Vers quels secteurs faut-il orienter ces investissements ?

Plusieurs facteurs doivent être pris en considération quand il s’agit de décider la forme d’intervention dans chaque secteur, en faisant la distinction entre services non-échangeables, et biens et services échangeables. La petite taille du pays rend absurde la mise en place d’une politique de substitution aux importations. Il faut donc miser sur l’exportation, à travers la spécialisation dans des secteurs présentant un avantage comparatif, et l’émergence de grandes entreprises libanaises capables de créer de l’emploi. L’activité productive ne doit plus se concentrer sur les maillons finaux de la chaîne de production, mais sur plusieurs maillons afin d’enclencher un mécanisme de croissance en amont ou en aval.

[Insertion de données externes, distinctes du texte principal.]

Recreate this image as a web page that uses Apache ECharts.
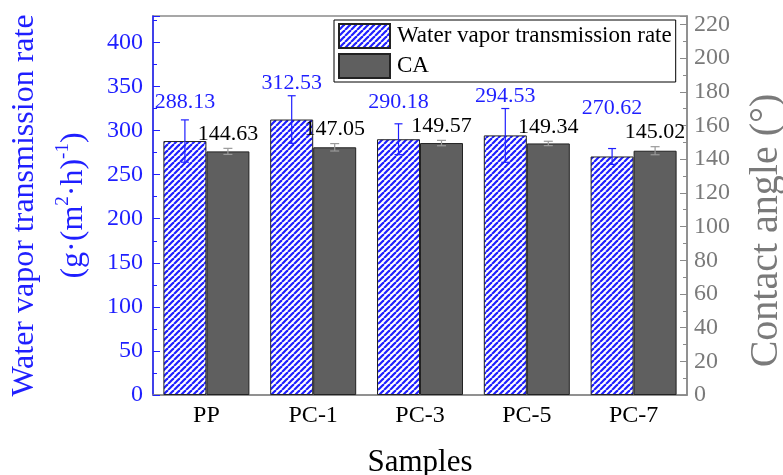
<!DOCTYPE html>
<html>
<head>
<meta charset="utf-8">
<script src="https://cdn.jsdelivr.net/npm/echarts@6/dist/echarts.min.js"></script>
<style>
  html, body { margin: 0; padding: 0; background: #fff; }
  #chart { width: 783px; height: 475px; }
</style>
</head>
<body>
<div id="chart"></div>
<script>
// data
const samples = ['PP', 'PC-1', 'PC-3', 'PC-5', 'PC-7']
const wvtr = [288.13, 312.53, 290.18, 294.53, 270.62]
const wvtrErr = [24, 27, 17.5, 30.5, 9]
const contactAngle = [144.63, 147.05, 149.57, 149.34, 145.02]
const caErr = [1.8, 2.2, 1.6, 1.3, 2.4]

// layout tweaks for value labels (px above the error bar top)
const wvtrLabelLift = [18, 13, 22, 12, 40]
const caLabelLift = 14

const BLUE = '#1f1fff'
const GRAY = '#7a7a7a'
const FONT = '"Liberation Serif", "Times New Roman", serif'
const BAR_W = 43

// blue diagonal hatch
function hatch() {
  const s = 6
  const c = document.createElement('canvas')
  c.width = s
  c.height = s
  const ctx = c.getContext('2d')
  ctx.fillStyle = '#fff'
  ctx.fillRect(0, 0, s, s)
  ctx.strokeStyle = BLUE
  ctx.lineWidth = 2.2
  ;[-s, 0, s].forEach(k => {
    ctx.beginPath()
    ctx.moveTo(k, s)
    ctx.lineTo(k + s, 0)
    ctx.stroke()
  })
  return c
}

function errorBars(side, color, capW, labelColor, lift) {
  return function (params, api) {
    const i = api.value(0)
    const v = api.value(1)
    const e = api.value(2)
    const x = api.coord([i, 0])[0] + side * BAR_W / 2
    const top = api.coord([i, v + e])[1]
    const bot = api.coord([i, v - e])[1]
    const st = { stroke: color, lineWidth: 1.2 }
    const l = typeof lift === 'number' ? lift : lift[params.dataIndex]
    return {
      type: 'group',
      children: [
        { type: 'line', shape: { x1: x, y1: top, x2: x, y2: bot }, style: st },
        { type: 'line', shape: { x1: x - capW, y1: top, x2: x + capW, y2: top }, style: st },
        { type: 'line', shape: { x1: x - capW, y1: bot, x2: x + capW, y2: bot }, style: st },
        {
          type: 'text',
          x: x,
          y: top - l,
          style: {
            text: v.toFixed(2),
            fill: labelColor,
            font: '22px ' + FONT,
            align: 'center',
            verticalAlign: 'middle'
          }
        }
      ]
    }
  }
}

const chart = echarts.init(document.getElementById('chart'))

const option = {
  backgroundColor: '#fff',
  animation: false,
  textStyle: { fontFamily: FONT },
  grid: {
    left: 153, right: 96, top: 16, bottom: 80,
    containLabel: false,
    outerBoundsMode: 'none',
    show: true, borderColor: '#8a8a8a', borderWidth: 1.5
  },
  legend: {
    orient: 'vertical',
    left: 334, top: 20,
    padding: [3, 4, 3, 4],
    itemGap: 4,
    itemWidth: 51,
    itemHeight: 24,
    backgroundColor: '#fff',
    borderColor: '#000',
    borderWidth: 1,
    textStyle: { fontFamily: FONT, fontSize: 23, color: '#000', padding: [0, 0, 0, 2] },
    data: [
      { name: 'Water vapor transmission rate', icon: 'rect' },
      { name: 'CA', icon: 'rect' }
    ]
  },
  xAxis: {
    type: 'category',
    data: samples,
    name: 'Samples',
    nameLocation: 'middle',
    nameGap: 52,
    nameTextStyle: { fontFamily: FONT, fontSize: 31, color: '#000' },
    axisLine: { lineStyle: { color: '#8a8a8a', width: 1.5 } },
    axisTick: { show: false },
    axisLabel: { fontFamily: FONT, fontSize: 24, color: '#000', margin: 9 }
  },
  yAxis: [
    {
      type: 'value',
      min: 0, max: 430, interval: 50,
      name: '{a|Water vapor transmission rate}\n{a|(g·(m}{s|2}{a|·h)}{s|-1}{a|)}',
      nameLocation: 'middle',
      nameRotate: 90,
      nameGap: 55,
      nameTextStyle: {
        color: BLUE,
        rich: {
          a: { fontFamily: FONT, fontSize: 32, color: BLUE, lineHeight: 49 },
          s: { fontFamily: FONT, fontSize: 19, color: BLUE, padding: [0, 0, 20, 0] }
        }
      },
      axisLine: { show: true, lineStyle: { color: BLUE, width: 1.5 } },
      axisTick: { show: true, inside: true, length: 7, lineStyle: { color: BLUE } },
      minorTick: { show: true, splitNumber: 2, length: 4, lineStyle: { color: BLUE } },
      axisLabel: { fontFamily: FONT, fontSize: 24, color: BLUE, margin: 10, showMaxLabel: false },
      splitLine: { show: false }
    },
    {
      type: 'value',
      min: 0, max: 225, interval: 20,
      position: 'right',
      name: 'Contact angle (°)',
      nameLocation: 'middle',
      nameRotate: 90,
      nameGap: 59,
      nameTextStyle: { fontFamily: FONT, fontSize: 40, color: GRAY, padding: [0, 50, 0, 0] },
      axisLine: { show: true, lineStyle: { color: '#8a8a8a', width: 1.5 } },
      axisTick: { show: true, inside: true, length: 7, lineStyle: { color: '#8a8a8a' } },
      minorTick: { show: true, splitNumber: 2, length: 4, lineStyle: { color: '#8a8a8a' } },
      axisLabel: { fontFamily: FONT, fontSize: 24, color: GRAY, margin: 7, showMaxLabel: false },
      splitLine: { show: false }
    }
  ],
  series: [
    {
      name: 'Water vapor transmission rate',
      type: 'bar',
      yAxisIndex: 0,
      barWidth: BAR_W,
      barGap: '0%',
      data: wvtr,
      itemStyle: {
        color: { image: hatch(), repeat: 'repeat' },
        borderColor: '#222',
        borderWidth: 1
      }
    },
    {
      name: 'CA',
      type: 'bar',
      yAxisIndex: 1,
      barWidth: BAR_W,
      barGap: '0%',
      data: contactAngle,
      itemStyle: { color: '#5f5f5f', borderColor: '#222', borderWidth: 1 }
    },
    {
      type: 'custom',
      yAxisIndex: 0,
      z: 5,
      renderItem: errorBars(-1, BLUE, 4, BLUE, wvtrLabelLift),
      data: wvtr.map((v, i) => [i, v, wvtrErr[i]])
    },
    {
      type: 'custom',
      yAxisIndex: 1,
      z: 5,
      renderItem: errorBars(1, '#9a9a9a', 4.5, '#000', caLabelLift),
      data: contactAngle.map((v, i) => [i, v, caErr[i]])
    }
  ]
}

chart.setOption(option)
</script>
</body>
</html>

Quelle sera la dernière étape pour le gouvernement de transition ?

L’objectif de la troisième et dernière phase, qui s’étendrait sur six à sept mois serait de rétablir la cohésion sociale en instaurant définitivement la légitimité laïque de l’État. Au programme : le recensement de tous les résidents, l’unification du statut personnel, et l’amendement de la loi électorale, pour y inclure notamment l’instauration d’une représentation communautaire facultative pour ceux qui le souhaitent. La question épineuse des armes du Hezbollah devra aussi être traitée de sorte à permettre à l’État de profiter des capacités existantes. À la fin de cette période, des élections législatives seraient organisées, et permettraient de juger le succès ou l’échec de la période de transition.

Un gouvernement de transition peut-il mettre en place un tel programme sans avoir une assise populaire ?

MMFD est le seul mouvement politique à offrir une vision d’avenir, alors qu’actuellement, les Libanais souffrent sans voir de lumière au bout du tunnel. Notre projet donne un message d’espoir qui justifierait les sacrifices que chacun devra faire, à des degrés variables, dans le cadre de la répartition équitable des pertes. Un tel gouvernement serait le premier à tirer sa légitimité de ses fonctions et de son programme, et non du sang versé par les guerres et les assassinats politiques.